● **WRITTEN PROBLEM**: Pull every "chart" line out of the data below.

● **SUPPLIED DATA**:
↓↓↓
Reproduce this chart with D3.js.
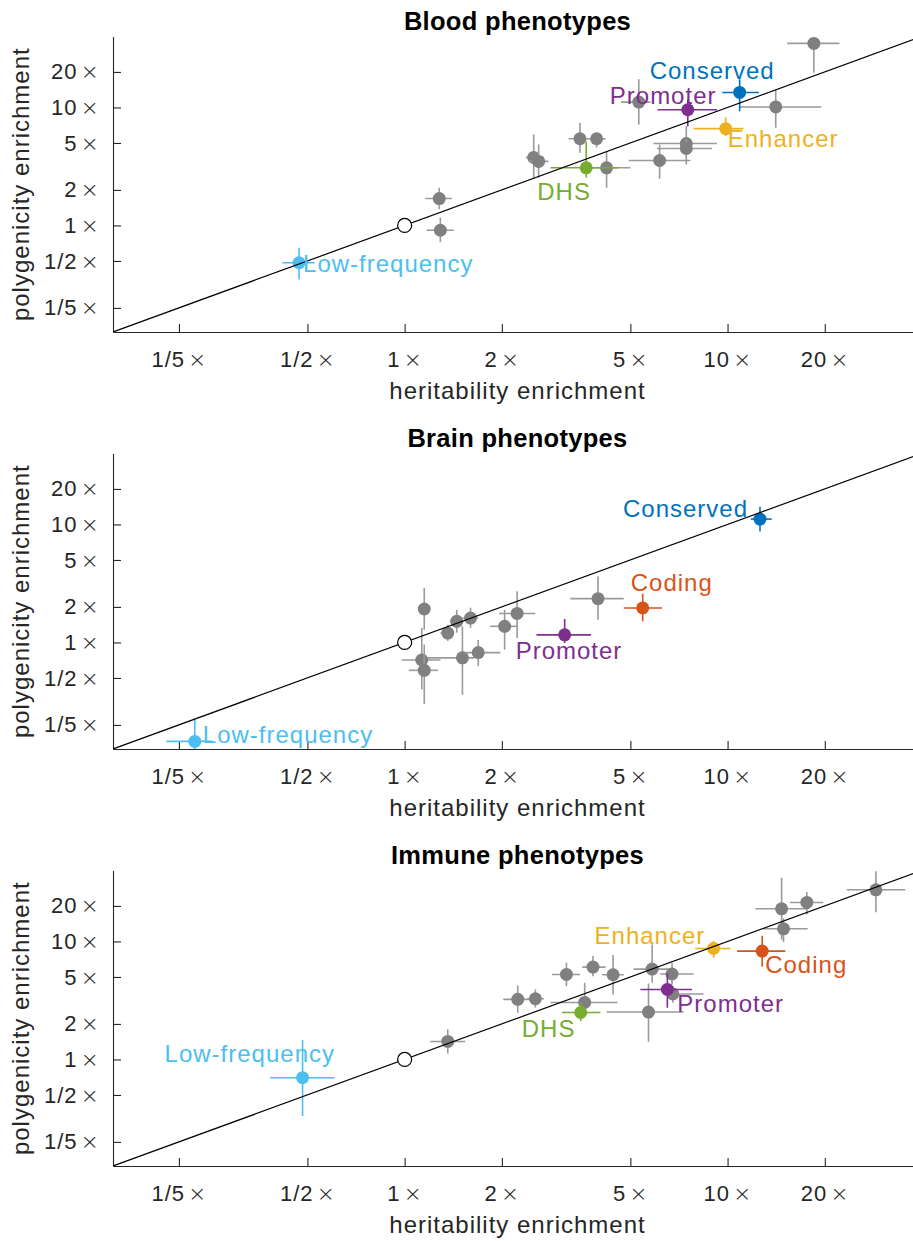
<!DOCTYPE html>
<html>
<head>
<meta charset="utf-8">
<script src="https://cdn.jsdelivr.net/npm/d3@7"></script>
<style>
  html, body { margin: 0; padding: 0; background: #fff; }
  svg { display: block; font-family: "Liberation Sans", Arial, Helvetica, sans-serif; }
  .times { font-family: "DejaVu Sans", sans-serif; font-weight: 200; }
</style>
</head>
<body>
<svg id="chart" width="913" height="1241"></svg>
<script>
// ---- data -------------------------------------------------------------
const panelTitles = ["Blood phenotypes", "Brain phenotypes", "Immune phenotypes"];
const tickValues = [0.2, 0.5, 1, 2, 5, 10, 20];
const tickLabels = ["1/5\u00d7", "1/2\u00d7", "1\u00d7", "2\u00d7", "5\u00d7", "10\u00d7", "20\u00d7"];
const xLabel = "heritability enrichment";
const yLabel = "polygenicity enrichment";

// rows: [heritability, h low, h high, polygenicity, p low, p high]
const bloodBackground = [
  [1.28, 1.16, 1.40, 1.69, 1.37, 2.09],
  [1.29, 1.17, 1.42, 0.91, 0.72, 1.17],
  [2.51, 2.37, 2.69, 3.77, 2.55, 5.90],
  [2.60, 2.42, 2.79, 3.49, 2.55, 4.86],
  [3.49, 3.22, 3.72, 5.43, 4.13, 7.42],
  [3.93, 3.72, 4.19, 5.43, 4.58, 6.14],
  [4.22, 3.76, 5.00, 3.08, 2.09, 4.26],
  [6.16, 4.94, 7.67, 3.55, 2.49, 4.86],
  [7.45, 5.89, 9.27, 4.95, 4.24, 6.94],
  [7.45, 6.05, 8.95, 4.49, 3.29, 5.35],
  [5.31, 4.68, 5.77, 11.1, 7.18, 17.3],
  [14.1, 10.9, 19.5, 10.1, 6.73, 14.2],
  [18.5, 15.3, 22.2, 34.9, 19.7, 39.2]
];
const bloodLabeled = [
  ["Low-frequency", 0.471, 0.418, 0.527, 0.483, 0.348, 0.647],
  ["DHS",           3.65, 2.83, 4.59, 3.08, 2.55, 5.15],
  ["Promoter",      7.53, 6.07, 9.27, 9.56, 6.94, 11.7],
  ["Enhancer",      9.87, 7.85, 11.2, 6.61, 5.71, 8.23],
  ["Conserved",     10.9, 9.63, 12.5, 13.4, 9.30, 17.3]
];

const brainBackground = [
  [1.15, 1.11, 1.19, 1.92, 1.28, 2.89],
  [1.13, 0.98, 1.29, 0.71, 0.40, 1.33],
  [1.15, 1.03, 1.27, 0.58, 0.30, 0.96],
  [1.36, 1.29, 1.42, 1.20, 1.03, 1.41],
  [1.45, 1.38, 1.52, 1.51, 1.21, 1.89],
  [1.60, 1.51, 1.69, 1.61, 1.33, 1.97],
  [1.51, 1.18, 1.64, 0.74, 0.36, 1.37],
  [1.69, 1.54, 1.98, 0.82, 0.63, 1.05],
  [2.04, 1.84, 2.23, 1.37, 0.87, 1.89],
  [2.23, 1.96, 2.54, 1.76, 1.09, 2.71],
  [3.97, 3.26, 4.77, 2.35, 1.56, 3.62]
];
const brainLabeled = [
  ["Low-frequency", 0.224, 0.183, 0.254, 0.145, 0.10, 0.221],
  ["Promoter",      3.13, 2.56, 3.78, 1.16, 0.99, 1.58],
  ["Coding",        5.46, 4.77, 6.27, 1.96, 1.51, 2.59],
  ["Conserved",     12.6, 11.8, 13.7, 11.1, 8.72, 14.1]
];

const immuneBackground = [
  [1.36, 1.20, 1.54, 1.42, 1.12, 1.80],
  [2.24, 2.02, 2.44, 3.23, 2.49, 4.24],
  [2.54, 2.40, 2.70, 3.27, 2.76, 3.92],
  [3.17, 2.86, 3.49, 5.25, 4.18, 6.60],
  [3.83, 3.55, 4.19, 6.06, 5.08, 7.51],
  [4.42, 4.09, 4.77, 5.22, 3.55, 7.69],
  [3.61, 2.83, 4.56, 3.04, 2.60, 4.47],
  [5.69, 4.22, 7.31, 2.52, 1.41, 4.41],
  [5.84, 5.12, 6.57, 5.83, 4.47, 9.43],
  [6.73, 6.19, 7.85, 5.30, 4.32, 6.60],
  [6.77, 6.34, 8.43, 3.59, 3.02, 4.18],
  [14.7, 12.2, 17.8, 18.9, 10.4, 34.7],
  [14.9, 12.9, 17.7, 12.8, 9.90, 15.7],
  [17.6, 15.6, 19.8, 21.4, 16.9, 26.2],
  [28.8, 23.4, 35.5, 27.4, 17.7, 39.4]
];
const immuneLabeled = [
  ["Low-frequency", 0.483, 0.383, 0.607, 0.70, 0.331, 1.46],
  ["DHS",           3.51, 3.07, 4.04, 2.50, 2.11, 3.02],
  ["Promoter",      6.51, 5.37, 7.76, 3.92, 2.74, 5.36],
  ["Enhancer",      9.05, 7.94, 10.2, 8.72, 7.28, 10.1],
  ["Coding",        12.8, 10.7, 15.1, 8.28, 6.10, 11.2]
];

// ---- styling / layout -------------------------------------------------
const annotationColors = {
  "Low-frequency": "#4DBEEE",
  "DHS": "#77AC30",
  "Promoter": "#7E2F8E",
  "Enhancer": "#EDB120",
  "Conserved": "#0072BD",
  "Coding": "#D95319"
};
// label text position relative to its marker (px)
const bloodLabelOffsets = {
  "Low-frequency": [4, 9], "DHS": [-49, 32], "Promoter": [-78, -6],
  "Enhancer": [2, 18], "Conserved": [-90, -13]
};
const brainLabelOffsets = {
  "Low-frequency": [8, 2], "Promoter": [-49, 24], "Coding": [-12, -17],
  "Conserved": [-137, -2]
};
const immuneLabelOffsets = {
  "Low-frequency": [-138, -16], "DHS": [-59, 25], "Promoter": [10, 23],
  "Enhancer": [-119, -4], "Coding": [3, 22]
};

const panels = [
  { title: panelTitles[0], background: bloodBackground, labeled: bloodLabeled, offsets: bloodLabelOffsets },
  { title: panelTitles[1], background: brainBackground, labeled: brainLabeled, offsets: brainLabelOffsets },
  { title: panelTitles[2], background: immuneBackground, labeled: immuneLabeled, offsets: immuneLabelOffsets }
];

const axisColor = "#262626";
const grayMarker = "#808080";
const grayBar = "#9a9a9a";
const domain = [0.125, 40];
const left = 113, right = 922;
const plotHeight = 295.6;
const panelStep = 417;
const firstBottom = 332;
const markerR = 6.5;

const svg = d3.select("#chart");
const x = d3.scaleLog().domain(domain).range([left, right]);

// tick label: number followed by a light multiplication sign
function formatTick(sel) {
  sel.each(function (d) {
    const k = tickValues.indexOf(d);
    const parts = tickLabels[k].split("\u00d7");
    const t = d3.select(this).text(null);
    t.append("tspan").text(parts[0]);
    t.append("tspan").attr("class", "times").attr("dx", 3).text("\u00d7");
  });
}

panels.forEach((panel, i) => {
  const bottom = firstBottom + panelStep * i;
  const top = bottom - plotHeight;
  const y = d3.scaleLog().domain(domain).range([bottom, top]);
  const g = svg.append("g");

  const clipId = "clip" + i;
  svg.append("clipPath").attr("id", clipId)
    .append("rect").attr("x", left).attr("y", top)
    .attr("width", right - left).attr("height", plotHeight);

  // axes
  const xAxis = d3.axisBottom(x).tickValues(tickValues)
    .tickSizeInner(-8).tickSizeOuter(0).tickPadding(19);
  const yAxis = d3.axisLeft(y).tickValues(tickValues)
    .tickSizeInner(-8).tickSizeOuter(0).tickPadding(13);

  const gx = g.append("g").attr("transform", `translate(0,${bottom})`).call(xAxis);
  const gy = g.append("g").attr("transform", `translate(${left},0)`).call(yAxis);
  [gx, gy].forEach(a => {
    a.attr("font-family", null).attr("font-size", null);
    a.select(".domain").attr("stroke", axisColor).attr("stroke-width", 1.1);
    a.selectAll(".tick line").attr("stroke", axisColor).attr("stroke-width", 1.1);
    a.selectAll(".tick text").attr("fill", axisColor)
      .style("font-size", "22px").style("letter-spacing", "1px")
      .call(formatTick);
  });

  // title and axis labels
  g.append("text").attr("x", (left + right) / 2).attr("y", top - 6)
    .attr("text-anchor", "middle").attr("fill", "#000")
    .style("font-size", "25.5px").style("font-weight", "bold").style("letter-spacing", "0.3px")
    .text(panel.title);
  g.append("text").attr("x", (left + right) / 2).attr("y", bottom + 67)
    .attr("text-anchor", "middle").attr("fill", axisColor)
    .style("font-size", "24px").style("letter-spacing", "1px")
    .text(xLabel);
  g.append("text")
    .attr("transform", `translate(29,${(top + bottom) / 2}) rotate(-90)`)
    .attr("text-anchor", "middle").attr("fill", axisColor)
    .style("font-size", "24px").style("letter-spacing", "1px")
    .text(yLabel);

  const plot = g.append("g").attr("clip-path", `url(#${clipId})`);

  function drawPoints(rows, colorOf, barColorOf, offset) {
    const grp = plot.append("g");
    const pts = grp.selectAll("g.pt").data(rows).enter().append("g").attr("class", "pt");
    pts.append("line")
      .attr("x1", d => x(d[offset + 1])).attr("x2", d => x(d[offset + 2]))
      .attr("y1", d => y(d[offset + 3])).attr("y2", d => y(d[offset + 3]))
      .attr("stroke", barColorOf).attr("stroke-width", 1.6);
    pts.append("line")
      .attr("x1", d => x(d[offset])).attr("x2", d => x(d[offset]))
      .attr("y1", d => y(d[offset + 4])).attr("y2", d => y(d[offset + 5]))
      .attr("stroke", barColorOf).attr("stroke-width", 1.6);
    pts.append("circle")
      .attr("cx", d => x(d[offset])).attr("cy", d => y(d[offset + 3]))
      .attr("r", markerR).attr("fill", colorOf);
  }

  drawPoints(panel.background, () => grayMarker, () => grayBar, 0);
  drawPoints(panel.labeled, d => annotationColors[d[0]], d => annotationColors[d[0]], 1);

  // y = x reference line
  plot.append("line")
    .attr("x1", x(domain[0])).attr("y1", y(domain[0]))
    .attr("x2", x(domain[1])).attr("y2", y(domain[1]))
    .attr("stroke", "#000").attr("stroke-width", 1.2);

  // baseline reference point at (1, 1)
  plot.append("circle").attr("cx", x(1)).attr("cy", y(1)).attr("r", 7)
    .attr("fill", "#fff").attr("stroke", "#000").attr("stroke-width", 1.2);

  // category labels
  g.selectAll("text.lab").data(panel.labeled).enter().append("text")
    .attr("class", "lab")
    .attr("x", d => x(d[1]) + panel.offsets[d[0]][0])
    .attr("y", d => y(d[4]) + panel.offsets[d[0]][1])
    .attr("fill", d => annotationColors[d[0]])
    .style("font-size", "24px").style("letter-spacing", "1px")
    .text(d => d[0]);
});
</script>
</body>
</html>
↑↑↑
● **RESULT OF THE TASK**:
Reproduce this chart with D3.js.
<svg id="chart" width="913" height="1241"></svg>
const svg = d3.select("#chart");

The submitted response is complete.